Work to do - Up to and including the line with "transl_err = [0.39, 0.87, 0.12, 0.59, 0.11, 0.30]", write out the listing from its first line, minus the pictures.

-- Data rows start --

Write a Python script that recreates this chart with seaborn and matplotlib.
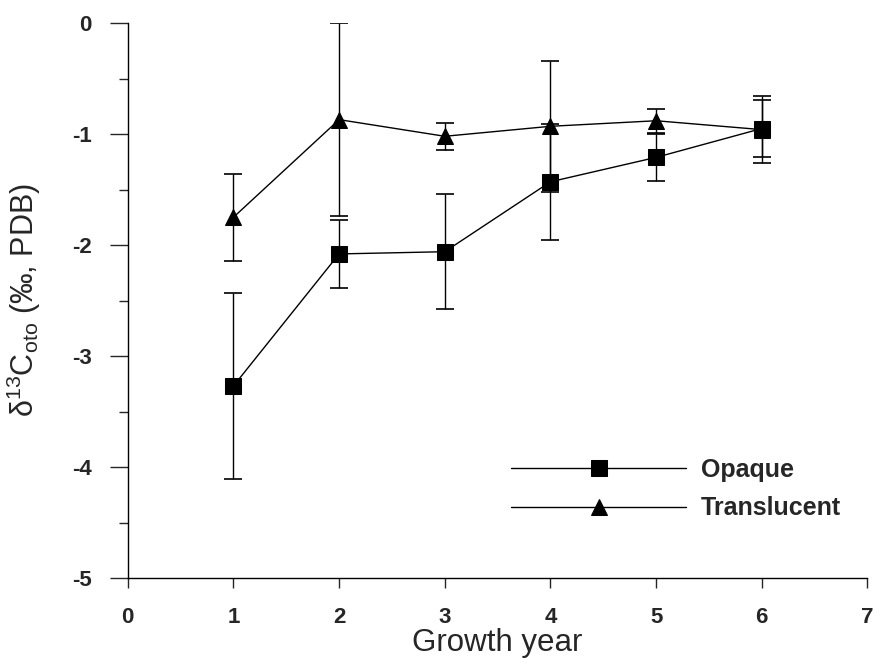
import matplotlib
matplotlib.use("Agg")
import matplotlib.pyplot as plt
import seaborn as sns
import pandas as pd
from matplotlib.ticker import MultipleLocator

# values
years = [1, 2, 3, 4, 5, 6]
opaque_mean = [-3.27, -2.08, -2.06, -1.43, -1.21, -0.95]
opaque_err = [0.84, 0.31, 0.52, 0.52, 0.21, 0.26]
transl_mean = [-1.75, -0.87, -1.02, -0.93, -0.88, -0.96]
transl_err = [0.39, 0.87, 0.12, 0.59, 0.11, 0.30]

df = pd.DataFrame({
    "year": years * 2,
    "d13C": opaque_mean + transl_mean,
    "group": ["Opaque"] * 6 + ["Translucent"] * 6,
})

sns.set_style("ticks")
plt.rcParams["font.family"] = ["Liberation Sans", "DejaVu Sans"]
plt.rcParams["mathtext.default"] = "regular"
plt.rcParams["axes.unicode_minus"] = False

fig = plt.figure(figsize=(8.78, 6.71), dpi=100)
ax = fig.add_axes([0.1455, 0.1386, 0.8425, 0.827])

# error bars first so markers sit on top
ax.errorbar(years, opaque_mean, yerr=opaque_err, fmt="none", ecolor="black",
            elinewidth=1.0, capsize=6.5, capthick=1.2, zorder=2)
ax.errorbar(years, transl_mean, yerr=transl_err, fmt="none", ecolor="black",
            elinewidth=1.0, capsize=6.5, capthick=1.2, zorder=2)

sns.lineplot(data=df, x="year", y="d13C", hue="group", style="group",
             markers={"Opaque": "s", "Translucent": "^"}, dashes=False,
             palette={"Opaque": "black", "Translucent": "black"},
             markersize=12, linewidth=1.0, markeredgecolor="black",
             ax=ax, zorder=3)

ax.set_xlim(0, 7)
ax.set_ylim(-5, 0)
ax.xaxis.set_major_locator(MultipleLocator(1))
ax.yaxis.set_major_locator(MultipleLocator(1))
ax.yaxis.set_minor_locator(MultipleLocator(0.5))
ax.tick_params(axis="both", which="major", width=1.0, labelsize=16)
ax.tick_params(axis="x", which="major", length=7, pad=14)
ax.tick_params(axis="y", which="major", length=13, pad=13)
ax.tick_params(axis="y", which="minor", length=6.5, width=1.0)
for lab in ax.get_xticklabels() + ax.get_yticklabels():
    lab.set_fontweight("bold")

sns.despine(ax=ax)
for s in ["left", "bottom"]:
    ax.spines[s].set_linewidth(1.0)
    ax.spines[s].set_color("black")

ax.set_xlabel("Growth year", fontsize=22.5, labelpad=0)
ax.set_ylabel("δ$^{13}$C$_{oto}$ (‰, PDB)", fontsize=22)
ax.yaxis.set_label_coords(-0.1145, 0.5)

leg = ax.legend(loc="center left", bbox_to_anchor=(0.488, 0.16), frameon=False,
                handlelength=7.0, handletextpad=0.6, labelspacing=0.58,
                prop={"size": 18, "weight": "bold"})
for h in leg.legend_handles:
    h.set_markersize(12)

fig.savefig("out.png", dpi=100)
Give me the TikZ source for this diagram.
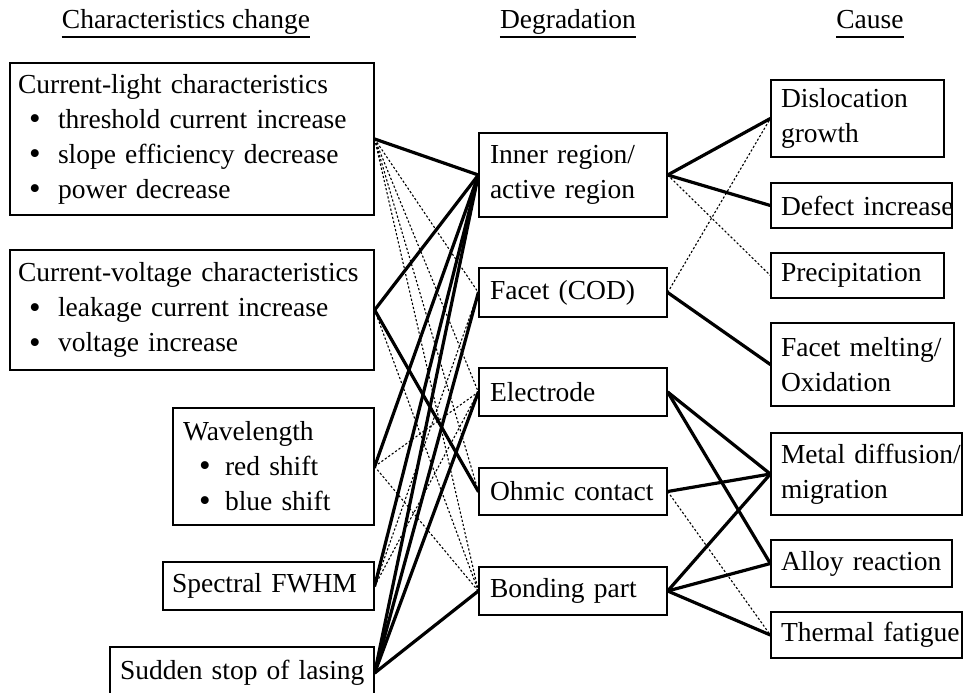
\documentclass[tikz,border=0pt]{standalone}
\usepackage{fontspec}
\setmainfont{Liberation Serif}
\usetikzlibrary{calc}
% a round bullet and the bullet lines of the left-hand boxes
\newcommand\bigbul{\raisebox{-1.5pt}{\fontsize{33}{35}\selectfont •}}
\newcommand\bul[1]{\mbox{\hspace*{11pt}\makebox[29pt][l]{\bigbul}#1}}
\newcommand\bulw[1]{\mbox{\hspace*{16pt}\makebox[26pt][l]{\bigbul}#1}}
\begin{document}
\begin{tikzpicture}[x=1pt,y=-1pt,
  box/.style={draw,line width=1.3pt,inner ysep=0pt,align=left,
    font=\fontsize{27.5}{35}\selectfont},
  lbox/.style={box,inner xsep=8pt},
  mbox/.style={box,inner xsep=11pt,text width=166pt},
  rbox/.style={box,inner xsep=10pt},
  head/.style={anchor=base,inner sep=0pt,font=\fontsize{27.5}{35}\selectfont},
  uline/.style={line width=1.3pt},
  strong/.style={line width=3.2pt},
  weak/.style={line width=1.1pt,dash pattern=on 2.2pt off 2pt},
]
\useasboundingbox (0,0) rectangle (967,693);

% column headings
\node[head] (h1) at (186,29) {Characteristics change};
\node[head] (h2) at (568,29) {Degradation};
\node[head] (h3) at (870,29) {Cause};
\foreach \h in {h1,h2,h3}
  \draw[uline] ([yshift=-8pt]\h.base west) -- ([yshift=-8pt]\h.base east);

% characteristics change
\node[lbox,text width=348pt,minimum height=152pt] (L1) at (192,139)
  {\mbox{Current-light characteristics}\\ \bul{threshold current increase}\\
   \bul{slope efficiency decrease}\\ \bul{power decrease}};
\node[lbox,text width=348pt,minimum height=120pt] (L2) at (192,310)
  {\mbox{Current-voltage characteristics}\\ \bul{leakage current increase}\\
   \bul{voltage increase}};
\node[lbox,inner xsep=10pt,text width=181pt,minimum height=117pt] (L3) at (273.5,466.5)
  {Wavelength\\ \bulw{red shift}\\ \bulw{blue shift}};
\node[lbox,inner xsep=9pt,text width=193pt,minimum height=48pt] (L4) at (268.5,586)
  {\mbox{Spectral FWHM}};
\node[lbox,inner xsep=10pt,text width=244pt,minimum height=52pt] (L5) at (242,673)
  {\mbox{Sudden stop of lasing}};

% degradation
\node[mbox,minimum height=84pt] (M1) at (573,175) {\mbox{Inner region/}\\\mbox{active region}};
\node[mbox,minimum height=49pt] (M2) at (573,292.5) {\mbox{Facet (COD)}};
\node[mbox,minimum height=48pt] (M3) at (573,392) {Electrode};
\node[mbox,minimum height=47pt] (M4) at (573,491.5) {\mbox{Ohmic contact}};
\node[mbox,minimum height=48pt] (M5) at (573,591) {\mbox{Bonding part}};

% cause
\node[rbox,text width=153pt,minimum height=77pt] (R1) at (857.5,118.5) {Dislocation\\growth};
\node[rbox,text width=161pt,minimum height=45pt] (R2) at (861.5,205.5) {\mbox{Defect increase}};
\node[rbox,text width=153pt,minimum height=45pt] (R3) at (857.5,275.5) {Precipitation};
\node[rbox,text width=163pt,minimum height=83pt] (R4) at (862.5,364.5) {\mbox{Facet melting/}\\Oxidation};
\node[rbox,text width=171pt,minimum height=82pt] (R5) at (866.5,474) {\mbox{Metal diffusion/}\\migration};
\node[rbox,text width=161pt,minimum height=47pt] (R6) at (861.5,563.5) {\mbox{Alloy reaction}};
\node[rbox,text width=171pt,minimum height=46pt] (R7) at (866.5,635) {\mbox{Thermal fatigue}};

% weak relations (dotted)
\foreach \a/\b in {L1/M2,L1/M3,L1/M4,L1/M5,L2/M5,L3/M3,L3/M5,L4/M2,L4/M3,
                   M1/R3,M2/R1,M4/R7}
  \draw[weak] (\a.east) -- (\b.west);

% strong relations (solid)
\foreach \a/\b in {L1/M1,L2/M1,L2/M4,L3/M1,L4/M1,L5/M1,L5/M2,L5/M3,L5/M5,
                   M1/R1,M1/R2,M2/R4,M3/R5,M3/R6,M4/R5,M5/R5,M5/R6,M5/R7}
  \draw[strong,line cap=round] (\a.east) -- (\b.west);
\end{tikzpicture}
\end{document}
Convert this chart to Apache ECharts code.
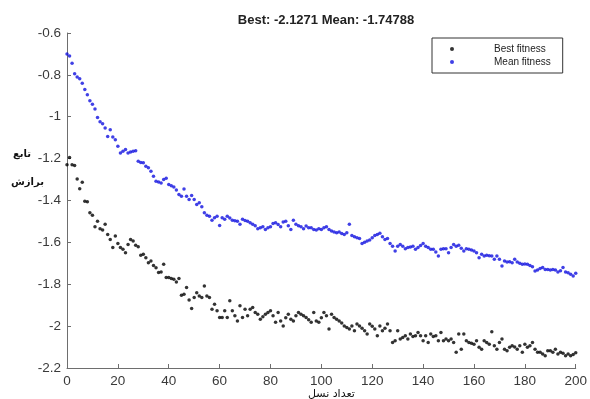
<!DOCTYPE html>
<html>
<head>
<meta charset="utf-8">
<script src="https://cdn.jsdelivr.net/npm/echarts@6/dist/echarts.min.js"></script>
<style>
  html, body { margin: 0; padding: 0; background: #fff; }
  #main { width: 590px; height: 399px; }
</style>
</head>
<body>
<div id="main"></div>
<script>
// fitness per generation (0..200)
const bestFitness = [
  -1.229, -1.195, -1.229, -1.233, -1.297, -1.344, -1.313, -1.403, -1.406, -1.459,
  -1.471, -1.525, -1.499, -1.535, -1.541, -1.514, -1.562, -1.586, -1.625, -1.570,
  -1.605, -1.625, -1.633, -1.649, -1.610, -1.586, -1.594, -1.614, -1.621, -1.662,
  -1.657, -1.673, -1.697, -1.689, -1.710, -1.721, -1.744, -1.741, -1.705, -1.768,
  -1.768, -1.772, -1.776, -1.789, -1.773, -1.852, -1.848, -1.816, -1.875, -1.916,
  -1.863, -1.840, -1.856, -1.863, -1.808, -1.856, -1.863, -1.919, -1.895, -1.927,
  -1.959, -1.959, -1.927, -1.959, -1.879, -1.927, -1.951, -1.975, -1.903, -1.959,
  -1.919, -1.951, -1.919, -1.911, -1.935, -1.943, -1.967, -1.955, -1.943, -1.935,
  -1.927, -1.951, -1.982, -1.935, -1.975, -1.999, -1.960, -1.943, -1.967, -1.975,
  -1.951, -1.935, -1.943, -1.951, -1.959, -1.970, -1.982, -1.935, -1.975, -1.982,
  -1.960, -1.935, -1.951, -2.014, -1.943, -1.959, -1.967, -1.975, -1.985, -1.999,
  -2.006, -2.014, -1.999, -2.022, -1.990, -1.999, -2.010, -2.022, -2.038, -1.990,
  -2.000, -2.014, -2.046, -1.999, -2.022, -2.010, -1.990, -2.022, -2.078, -2.070,
  -2.022, -2.062, -2.054, -2.046, -2.062, -2.038, -2.050, -2.046, -2.030, -2.046,
  -2.070, -2.046, -2.078, -2.038, -2.050, -2.046, -2.070, -2.030, -2.070, -2.062,
  -2.070, -2.062, -2.078, -2.125, -2.038, -2.110, -2.038, -2.070, -2.078, -2.082,
  -2.086, -2.070, -2.101, -2.110, -2.070, -2.078, -2.086, -2.027, -2.094, -2.110,
  -2.078, -2.062, -2.110, -2.118, -2.101, -2.094, -2.100, -2.110, -2.094, -2.125,
  -2.086, -2.101, -2.094, -2.078, -2.110, -2.125, -2.125, -2.133, -2.141, -2.118,
  -2.118, -2.125, -2.110, -2.133, -2.125, -2.130, -2.141, -2.133, -2.141, -2.135,
  -2.127
];
const meanFitness = [
  -0.700, -0.710, -0.745, -0.795, -0.810, -0.818, -0.840, -0.870, -0.895, -0.924,
  -0.940, -0.963, -1.003, -1.024, -1.033, -1.054, -1.094, -1.062, -1.097, -1.110,
  -1.141, -1.173, -1.165, -1.157, -1.173, -1.168, -1.165, -1.162, -1.213, -1.218,
  -1.220, -1.237, -1.244, -1.260, -1.284, -1.308, -1.312, -1.316, -1.300, -1.294,
  -1.324, -1.330, -1.335, -1.350, -1.371, -1.380, -1.345, -1.380, -1.395, -1.376,
  -1.395, -1.419, -1.411, -1.430, -1.459, -1.471, -1.475, -1.494, -1.482, -1.475,
  -1.519, -1.482, -1.490, -1.475, -1.484, -1.494, -1.497, -1.499, -1.514, -1.490,
  -1.495, -1.499, -1.506, -1.514, -1.520, -1.535, -1.530, -1.525, -1.538, -1.530,
  -1.525, -1.510, -1.506, -1.515, -1.525, -1.503, -1.499, -1.520, -1.538, -1.494,
  -1.514, -1.520, -1.525, -1.535, -1.522, -1.530, -1.530, -1.538, -1.541, -1.535,
  -1.538, -1.530, -1.525, -1.538, -1.546, -1.550, -1.554, -1.551, -1.558, -1.562,
  -1.554, -1.514, -1.567, -1.573, -1.578, -1.582, -1.605, -1.599, -1.594, -1.589,
  -1.578, -1.567, -1.562, -1.557, -1.573, -1.586, -1.582, -1.605, -1.618, -1.641,
  -1.618, -1.610, -1.618, -1.630, -1.625, -1.622, -1.618, -1.633, -1.625, -1.615,
  -1.605, -1.618, -1.625, -1.633, -1.633, -1.646, -1.665, -1.633, -1.630, -1.630,
  -1.649, -1.625, -1.610, -1.618, -1.614, -1.628, -1.641, -1.630, -1.633, -1.637,
  -1.641, -1.649, -1.673, -1.657, -1.665, -1.662, -1.664, -1.665, -1.681, -1.665,
  -1.681, -1.713, -1.689, -1.694, -1.692, -1.697, -1.681, -1.694, -1.700, -1.705,
  -1.703, -1.705, -1.710, -1.716, -1.737, -1.732, -1.725, -1.720, -1.729, -1.730,
  -1.732, -1.729, -1.732, -1.741, -1.736, -1.720, -1.741, -1.745, -1.752, -1.760,
  -1.748
];
const xTicks = { min: 0, max: 200, interval: 20 };
const yTicks = { min: -2.2, max: -0.6, interval: 0.2 };
const titleText = 'Best: -2.1271 Mean: -1.74788';

const chart = echarts.init(document.getElementById('main'));

const axisStyle = {
  axisLine: { show: true, lineStyle: { color: '#6e6e6e', width: 1 } },
  axisTick: { show: true, inside: true, length: 4, lineStyle: { color: '#6e6e6e' } },
  splitLine: { show: false },
  axisLabel: { color: '#3a3a3a', fontSize: 13.5, margin: 6, fontFamily: 'Liberation Sans, Arial' }
};

chart.setOption({
  animation: false,
  backgroundColor: '#fff',
  title: {
    text: titleText,
    left: 321, top: 9, textAlign: 'center',
    textStyle: { fontSize: 13, fontWeight: 'bold', color: '#222', fontFamily: 'Liberation Sans, Arial' }
  },
  legend: {
    orient: 'vertical',
    left: 432, top: 38,
    width: 134,
    padding: [6, 12, 6, 18],
    itemGap: 3,
    itemWidth: 10, itemHeight: 4,
    icon: 'circle',
    backgroundColor: '#fff',
    borderColor: '#333', borderWidth: 1,
    textStyle: { fontSize: 10, color: '#222', padding: [0, 0, 0, 32], fontFamily: 'Liberation Sans, Arial' },
    data: ['Best fitness', 'Mean fitness']
  },
  grid: { left: 67, right: 14, top: 33, bottom: 31 },
  xAxis: Object.assign({ type: 'value', min: xTicks.min, max: xTicks.max, interval: xTicks.interval }, axisStyle),
  yAxis: Object.assign({ type: 'value', min: yTicks.min, max: yTicks.max, interval: yTicks.interval }, axisStyle),
  graphic: [
    { type: 'text', left: 13, top: 149, style: { text: 'تابع', fontSize: 10, fontWeight: 'bold', fill: '#111', fontFamily: 'DejaVu Sans' } },
    { type: 'text', left: 11, top: 177, style: { text: 'برازش', fontSize: 10, fontWeight: 'bold', fill: '#111', fontFamily: 'DejaVu Sans' } },
    { type: 'text', left: 308, top: 389, style: { text: 'تعداد نسل', fontSize: 11, fill: '#111', fontFamily: 'DejaVu Sans' } }
  ],
  series: [
    {
      name: 'Best fitness', type: 'scatter', symbolSize: 3.5,
      itemStyle: { color: '#000' },
      data: bestFitness.map((v, i) => [i, v])
    },
    {
      name: 'Mean fitness', type: 'scatter', symbolSize: 3.5,
      itemStyle: { color: '#1010e0' },
      data: meanFitness.map((v, i) => [i, v])
    }
  ]
});
</script>
</body>
</html>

-- Data rows end --

Solution to the problem -
Write a Python script that recreates this chart with seaborn and matplotlib.
import matplotlib
matplotlib.use("Agg")
import matplotlib.pyplot as plt
import seaborn as sns
import pandas as pd
from matplotlib.ticker import MultipleLocator

# values
years = [1, 2, 3, 4, 5, 6]
opaque_mean = [-3.27, -2.08, -2.06, -1.43, -1.21, -0.95]
opaque_err = [0.84, 0.31, 0.52, 0.52, 0.21, 0.26]
transl_mean = [-1.75, -0.87, -1.02, -0.93, -0.88, -0.96]
transl_err = [0.39, 0.87, 0.12, 0.59, 0.11, 0.30]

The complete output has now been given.